William Banowsky, former president of OU and Pepperdine University, grew up in Fort Worth. He passed away on April 28. He was 83.
William Banowsky, former president of OU and Pepperdine University, grew up in Fort Worth. He passed away on April 28. He was 83. Courtesy of The Banowsky family

Editor’s note: This story has been corrected to say the funeral service will be held Sunday.

William Slater Banowsky is described as person who left an impression everywhere he went — from Fort Worth to California to Oklahoma.

Banowsky, a former president of the University of Oklahoma and a graduate of Fort Worth Carter-Riverside High School, could inspire young men to want to be preachers, fill classrooms that delved into the psychology of religion and convince a skeptical citizenry to invest in public higher education.

Banowsky died Sunday. He was 83.

“He was one of the most dynamic individuals that I have ever known,” said R. Gerald Turner, president of Southern Methodist University in Dallas. Turner considered Banowsky a close colleague. The two worked together at Pepperdine University and OU.

Turner said Banowsky was a leader and his friend.

“I’ve lost a dear, dear friend,” said Turner, who is giving Banowsky’s eulogy at a funeral service Sunday in Dallas.

Banowsky will be interred in the Banowsky Family Memorial Gardens at Bluebonnet Hills Memorial Park in Colleyville in a private ceremony following the funeral service.

Banowsky was born on March 4, 1936, in Abilene. He was raised in Fort Worth. His family attended the Church of Christ, according to his obituary.

Banowsky was already a leader in high school, according to the Fort Worth school district’s Billy W. Sills Archive Center. He graduated from Carter Riverside High School in Fort Worth in 1954. There, he played football and was captain of the high school baseball team. He was also the senior class president.

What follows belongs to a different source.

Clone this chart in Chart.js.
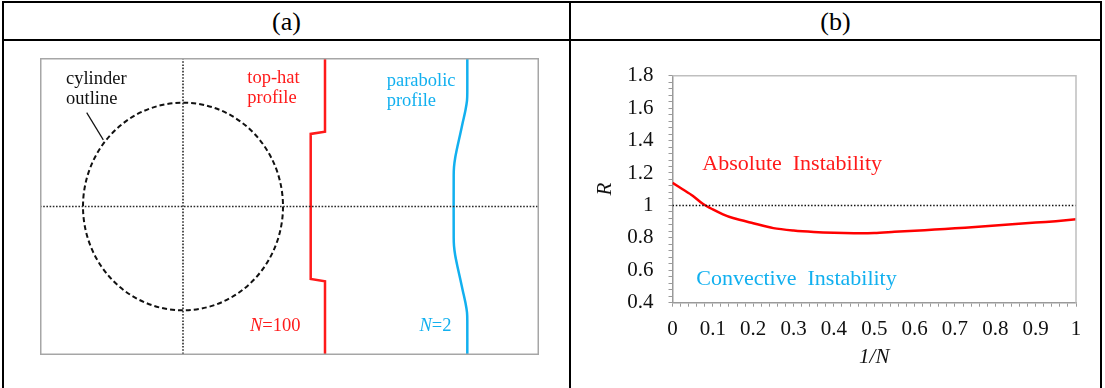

In 1983, the school district named Banowsky a distinguished graduate. His portrait is on display at the district’s administration building.

Banowsky earned a baseball scholarship to David Lipscomb College in Nashville. There, he majored in history and minored in speech communications, and met and married his wife, Gay Constance Barnes.

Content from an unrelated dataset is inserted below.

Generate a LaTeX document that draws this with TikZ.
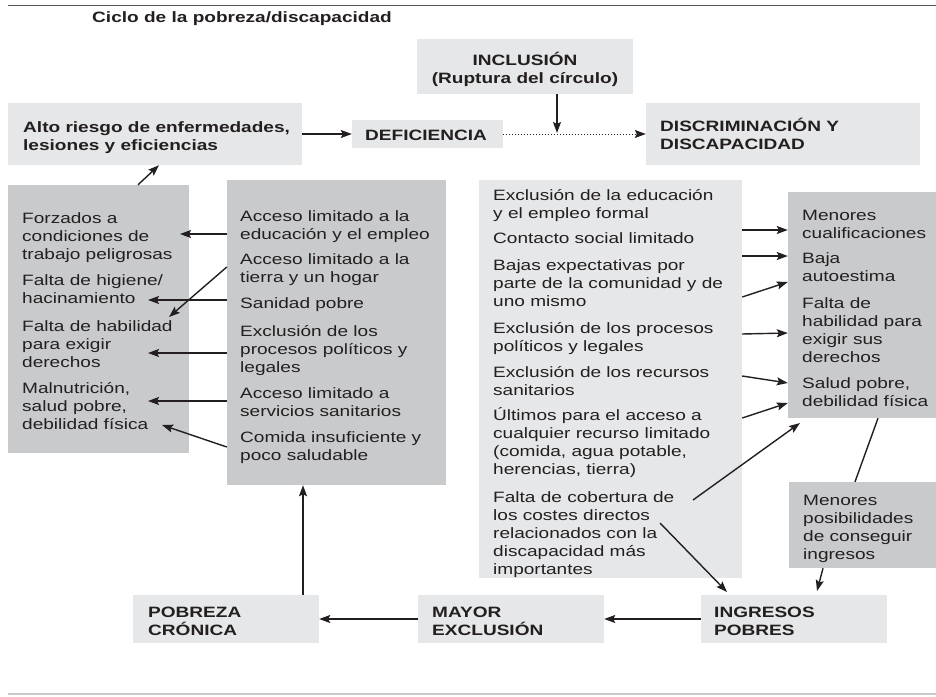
\documentclass[tikz,border=0pt]{standalone}
\usepackage{fontspec}
\setmainfont{Liberation Sans}[FakeStretch=1.27]
\usetikzlibrary{arrows.meta}
\definecolor{lightfill}{RGB}{230,231,232}
\definecolor{darkfill}{RGB}{201,202,204}
\definecolor{txt}{RGB}{35,31,32}
\definecolor{topline}{RGB}{85,85,85}
\definecolor{botline}{RGB}{200,200,200}
\begin{document}
\begin{tikzpicture}[x=1pt,y=-1pt,
  lbox/.style={fill=lightfill, draw=none, inner sep=0pt},
  dbox/.style={fill=darkfill, draw=none, inner sep=0pt},
  itm/.style={anchor=north west, inner sep=0pt, align=left, text=txt, font=\fontsize{15}{18}\selectfont},
  bitm/.style={anchor=north west, inner sep=0pt, align=left, text=txt, font=\bfseries\fontsize{15}{18.5}\selectfont},
  arr/.style={draw=txt, line width=1.4pt, -{Stealth[length=11pt,width=8pt,inset=2pt]}},
  ln/.style={draw=txt, line width=1.4pt}]
\useasboundingbox (0,0) rectangle (936,696);
\fill[white] (0,0) rectangle (936,696);
\draw[topline, line width=1.8pt] (8,5.5) -- (936,5.5);
\draw[botline, line width=1.5pt] (8,694) -- (936,694);
\node[anchor=north west, inner sep=0pt, text=txt, font=\bfseries\fontsize{15}{17}\selectfont] (title) at (92,8) {\rule{0pt}{14pt}Ciclo de la pobreza/discapacidad};

% boxes
\node[lbox, minimum width=216, minimum height=55] (incl) at (525,66.5) {};
\node[lbox, minimum width=294, minimum height=62] (alto) at (155,134) {};
\node[lbox, minimum width=151, minimum height=28] (def) at (427.5,134) {};
\node[lbox, minimum width=274, minimum height=62] (disc) at (783,134) {};
\node[dbox, minimum width=181, minimum height=268] (forz) at (98.5,319) {};
\node[dbox, minimum width=219, minimum height=305] (acc) at (336.5,332.5) {};
\node[lbox, minimum width=263, minimum height=398] (excl) at (610.5,379) {};
\node[dbox, minimum width=148, minimum height=226] (rbox) at (862,305) {};
\node[dbox, minimum width=147, minimum height=86] (rbox2) at (862.5,525) {};
\node[lbox, minimum width=186, minimum height=48] (pob) at (226,619) {};
\node[lbox, minimum width=186, minimum height=48] (may) at (511,619) {};
\node[lbox, minimum width=186, minimum height=48] (ing) at (794,619) {};

% bold texts
\node[bitm, anchor=north, align=center] (inclt) at (525,51) {\rule{0pt}{14pt}INCLUSIÓN\\(Ruptura del círculo)};
\node[bitm] (altot) at (23,118) {\rule{0pt}{14pt}Alto riesgo de enfermedades,\\lesiones y eficiencias};
\node[bitm] (deft) at (365,126) {\rule{0pt}{14pt}DEFICIENCIA};
\node[bitm] (disct) at (660,117) {\rule{0pt}{14pt}DISCRIMINACIÓN Y\\DISCAPACIDAD};
\node[bitm] (pobt) at (148,603) {\rule{0pt}{14pt}POBREZA\\CRÓNICA};
\node[bitm] (mayt) at (432,603) {\rule{0pt}{14pt}MAYOR\\EXCLUSIÓN};
\node[bitm] (ingt) at (714,603) {\rule{0pt}{14pt}INGRESOS\\POBRES};

% left box items
\node[itm] (f1) at (22,209) {\rule{0pt}{14pt}Forzados a\\condiciones de\\trabajo peligrosas};
\node[itm] (f2) at (22,271) {\rule{0pt}{14pt}Falta de higiene/\\hacinamiento};
\node[itm] (f3) at (22,317) {\rule{0pt}{14pt}Falta de habilidad\\para exigir\\derechos};
\node[itm] (f4) at (22,379) {\rule{0pt}{14pt}Malnutrición,\\salud pobre,\\debilidad física};

% acceso items
\node[itm] (a1) at (240,207) {\rule{0pt}{14pt}Acceso limitado a la\\educación y el empleo};
\node[itm] (a2) at (240,250) {\rule{0pt}{14pt}Acceso limitado a la\\tierra y un hogar};
\node[itm] (a3) at (240,294) {\rule{0pt}{14pt}Sanidad pobre};
\node[itm] (a4) at (240,322) {\rule{0pt}{14pt}Exclusión de los\\procesos políticos y\\legales};
\node[itm] (a5) at (240,384) {\rule{0pt}{14pt}Acceso limitado a\\servicios sanitarios};
\node[itm] (a6) at (240,428) {\rule{0pt}{14pt}Comida insuficiente y\\poco saludable};

% exclusion items
\node[itm] (e1) at (493,186) {\rule{0pt}{14pt}Exclusión de la educación\\y el empleo formal};
\node[itm] (e2) at (493,229) {\rule{0pt}{14pt}Contacto social limitado};
\node[itm] (e3) at (493,256) {\rule{0pt}{14pt}Bajas expectativas por\\parte de la comunidad y de\\uno mismo};
\node[itm] (e4) at (493,319) {\rule{0pt}{14pt}Exclusión de los procesos\\políticos y legales};
\node[itm] (e5) at (493,363) {\rule{0pt}{14pt}Exclusión de los recursos\\sanitarios};
\node[itm] (e6) at (493,406) {\rule{0pt}{14pt}Últimos para el acceso a\\cualquier recurso limitado\\(comida, agua potable,\\herencias, tierra)};
\node[itm] (e7) at (493,488) {\rule{0pt}{14pt}Falta de cobertura de\\los costes directos\\relacionados con la\\discapacidad más\\importantes};

% right items
\node[itm] (r1) at (802,206) {\rule{0pt}{14pt}Menores\\cualificaciones};
\node[itm] (r2) at (802,249) {\rule{0pt}{14pt}Baja\\autoestima};
\node[itm] (r3) at (802,294) {\rule{0pt}{14pt}Falta de\\habilidad para\\exigir sus\\derechos};
\node[itm] (r4) at (802,374) {\rule{0pt}{14pt}Salud pobre,\\debilidad física};
\node[itm] (m1) at (803,491) {\rule{0pt}{14pt}Menores\\posibilidades\\de conseguir\\ingresos};

% top connectors
\coordinate (m) at (557,133);
\draw[arr] (alto) -- (def);
\draw[arr, line width=1pt, dotted] (def) -- (disc);
\draw[arr] (incl.south -| m) -- (m);
\draw[arr] (forz.north -| 138,0) -- (alto.south -| 159,0);

% left connectors
\coordinate (t1) at (180,234);
\coordinate (t2) at (169,317);
\coordinate (t3) at (148,300);
\coordinate (t4) at (148,353);
\coordinate (t5) at (148,401);
\coordinate (t6) at (162,425);
\draw[arr] (acc.west |- t1) -- (t1);
\draw[arr] (acc.west |- 0,267) -- (t2);
\draw[arr] (acc.west |- t3) -- (t3);
\draw[arr] (acc.west |- t4) -- (t4);
\draw[arr] (acc.west |- t5) -- (t5);
\draw[arr] (acc.west |- 0,447) -- (t6);

% right connectors
\draw[arr] (excl.east |- 0,230) -- (rbox.west |- 0,230);
\draw[arr] (excl.east |- 0,256) -- (rbox.west |- 0,256);
\draw[arr] (excl.east |- 0,297) -- (rbox.west |- 0,282);
\draw[arr] (excl.east |- 0,334) -- (rbox.west |- 0,333);
\draw[arr] (excl.east |- 0,376) -- (rbox.west |- 0,383);
\draw[arr] (excl.east |- 0,418) -- (rbox.west |- 0,403);
\coordinate (s7) at (693,500);
\coordinate (t7) at (800,423);
\draw[arr] (s7) -- (t7);
\coordinate (s8) at (660,523);
\coordinate (t8) at (727,592);
\draw[arr] (s8) -- (t8);
\draw[ln] (rbox.south -| 878,0) -- (rbox2.north -| 855,0);
\coordinate (t10) at (817,591);
\draw[arr] (rbox2.south -| 823,0) -- (t10);

% bottom connectors
\draw[arr] (ing) -- (may);
\draw[arr] (may) -- (pob);
\draw[arr] (pob.north -| 303,0) -- (acc.south -| 303,0);
\end{tikzpicture}
\end{document}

Banowsky began a preaching career in 1958. It was a natural move for the son and grandson of ministers. Banowsky’s preaching style was highly touted as he was able to touch people with the power of his words.

David Michael Barnett, who grew up attending the Church of Christ in Fort Worth, said he enjoyed listening to Banowsky preach. At age 8, Barnett said he was “mesmerized” by one of Banowsky’s sermons.

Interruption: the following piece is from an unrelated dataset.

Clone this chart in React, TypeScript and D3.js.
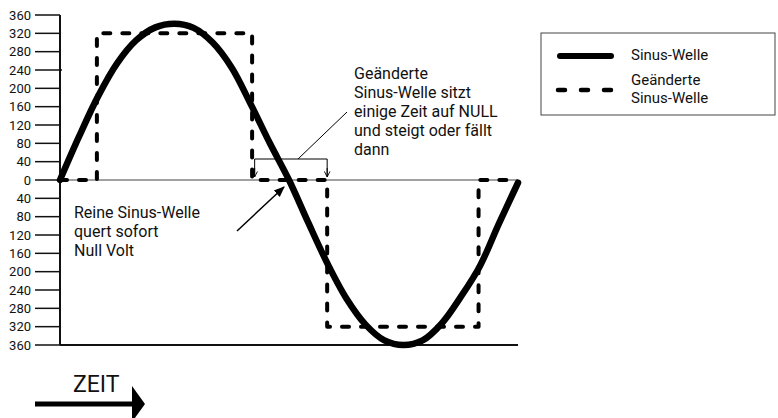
import React from "react";
import * as d3 from "d3";

// Sine wave readings (phase in degrees, volts)
const sineDeg = [0, 15, 30, 45, 60, 75, 90, 105, 120, 135, 150, 165, 180, 195, 210, 225, 240, 255, 270, 285, 300, 315, 330, 345, 360];
const sineVal = [0, 95, 183, 255, 305, 333, 341, 332, 300, 245, 165, 80, 0, -92, -181, -258, -315, -350, -360, -350, -313, -255, -188, -95, -6];

// Modified sine wave corners
const modDeg = [0, 29, 29, 151, 151, 210, 210, 329, 329, 360];
const modVal = [0, 0, 320, 320, 0, 0, -320, -320, 0, 0];

const tickValues = [-360, -320, -280, -240, -200, -160, -120, -80, -40, 0, 40, 80, 120, 160, 200, 240, 280, 320, 360];

const legendLabels = ["Sinus-Welle", "Geänderte", "Sinus-Welle"];
const noteTop = ["Geänderte", "Sinus-Welle sitzt", "einige Zeit auf NULL", "und steigt oder fällt", "dann"];
const noteBottom = ["Reine Sinus-Welle", "quert sofort", "Null Volt"];
const timeLabel = "ZEIT";

const FONT = "Roboto, 'Open Sans', sans-serif";

export default function App() {
  const x = d3.scaleLinear().domain([0, 360]).range([60, 518]);
  const y = d3.scaleLinear().domain([-360, 360]).range([345, 15]);

  const sineLine = d3
    .line<number>()
    .x((_, i) => x(sineDeg[i]))
    .y((v) => y(v))
    .curve(d3.curveCatmullRom);
  const modLine = d3
    .line<number>()
    .x((_, i) => x(modDeg[i]))
    .y((v) => y(v));

  const bx1 = x(153);
  const bx2 = x(210);

  return (
    <div style={{ position: "absolute", left: 0, top: 0 }}>
      <svg width={778} height={418} style={{ display: "block", background: "#fff" }}>
        <defs>
          <marker id="openArrow" viewBox="0 0 10 10" refX="9" refY="5" markerWidth="7" markerHeight="7" orient="auto" markerUnits="userSpaceOnUse">
            <path d="M1,1 L9,5 L1,9" fill="none" stroke="#000" strokeWidth={1.3} />
          </marker>
          <marker id="solidArrow" viewBox="0 0 10 10" refX="9" refY="5" markerWidth="11" markerHeight="11" orient="auto" markerUnits="userSpaceOnUse">
            <path d="M0,1 L10,5 L0,9 Z" fill="#000" />
          </marker>
        </defs>

        {/* zero line */}
        <line x1={x(0)} x2={x(360)} y1={y(0)} y2={y(0)} stroke="#444" strokeWidth={1.2} />
        {/* bottom line */}
        <line x1={x(0)} x2={x(360)} y1={y(-360)} y2={y(-360)} stroke="#111" strokeWidth={2} />
        {/* y axis */}
        <line x1={x(0)} x2={x(0)} y1={y(360)} y2={y(-360)} stroke="#111" strokeWidth={2} />
        {tickValues.map((t) => (
          <g key={t}>
            <line x1={35} x2={t === 240 ? 62 : 60} y1={y(t)} y2={y(t)} stroke="#111" strokeWidth={1.5} />
            <text x={31} y={y(t)} dy="0.36em" textAnchor="end" fontFamily={FONT} fontSize={13} fill="#111">
              {Math.abs(t)}
            </text>
          </g>
        ))}

        {/* modified sine */}
        <path d={modLine(modVal) || ""} fill="none" stroke="#000" strokeWidth={4} strokeDasharray="7,12" strokeLinecap="round" strokeLinejoin="round" />
        {/* pure sine */}
        <path d={sineLine(sineVal) || ""} fill="none" stroke="#000" strokeWidth={6.5} strokeLinecap="round" />

        {/* bracket annotation */}
        <path d={`M${bx1},176 L${bx1},159 L${bx2},159 L${bx2},176`} fill="none" stroke="#000" strokeWidth={1} />
        <line x1={bx1} x2={bx1} y1={168} y2={177} stroke="#000" strokeWidth={1} markerEnd="url(#openArrow)" />
        <line x1={bx2} x2={bx2} y1={168} y2={177} stroke="#000" strokeWidth={1} markerEnd="url(#openArrow)" />
        <line x1={298} y1={159} x2={347} y2={112} stroke="#000" strokeWidth={1} />
        {noteTop.map((s, i) => (
          <text key={i} x={354} y={79 + i * 19} fontFamily={FONT} fontSize={16} fill="#111">
            {s}
          </text>
        ))}

        {/* pure sine annotation */}
        <line x1={237} y1={231} x2={284} y2={187} stroke="#000" strokeWidth={1.5} markerEnd="url(#solidArrow)" />
        {noteBottom.map((s, i) => (
          <text key={i} x={74} y={218 + i * 19} fontFamily={FONT} fontSize={16} fill="#111">
            {s}
          </text>
        ))}

        {/* legend */}
        <rect x={541} y={33} width={234} height={82} fill="#fff" stroke="#444" strokeWidth={1} />
        <line x1={560} x2={611} y1={56} y2={56} stroke="#000" strokeWidth={6} strokeLinecap="round" />
        <line x1={558} x2={614} y1={90} y2={90} stroke="#000" strokeWidth={4.5} strokeDasharray="7,16" strokeLinecap="round" />
        <text x={631} y={60} fontFamily={FONT} fontSize={15} fill="#111">{legendLabels[0]}</text>
        <text x={631} y={85} fontFamily={FONT} fontSize={15} fill="#111">{legendLabels[1]}</text>
        <text x={631} y={103} fontFamily={FONT} fontSize={15} fill="#111">{legendLabels[2]}</text>

        {/* time arrow */}
        <text x={73} y={392} fontFamily={FONT} fontSize={23} fill="#111">{timeLabel}</text>
        <line x1={35} x2={134} y1={404} y2={404} stroke="#000" strokeWidth={5} />
        <path d="M132,386 L145,404 L132,422 Z" fill="#000" />
      </svg>
    </div>
  );
}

“He was so different than the preachers at the time,” said Barnett, a retired school teacher who lives in Katy. “His style of communication was as if he were talking to you personally.”

Barnett was among Banowsky fans who posted about his death on social media.

After leaving Fort Worth, Banowsky spent much time in California and Oklahoma, leading Pepperdine University from 1971-78 and Oklahoma from 1978 until about 1985, Turner said.

Turner said Banowsky’s unique charisma connected with people in higher education circles. While heading the universities, he lectured and spoke publicly on many topics, including economic growth and investing in higher education.

When Banowsky became the head of OU, he worked to bridge lingering social rifts that developed between the campus and the community during anti-war protests in the 1960s.

Banowsky also asked the community to support OU through fundraising.

“In Oklahoma, that was a new idea,” Turner said, adding that he raised millions of dollars for scholarships, buildings and faculty positions.

Banowsky was also involved in the legal fight against the NCAA to free up control of broadcasts of college sports. Oklahoma and the University of Georgia led in a fight that reached the Supreme Court.

Turner said that Banowsky had lived in Dallas for the past 20 years. During that time, Turner has invited him to give talks and teach at SMU.

“He is such a great communicator and incredibly well read,” Turner said, explaining that his classes at SMU were popular. “We would have to cut off the class in terms of enrollment.”

Banowsky is survived by his wife, Gay; sons David, Britton, William, Jr., and Baxter; his daughters in law, 15 grandchildren and three great grandchildren.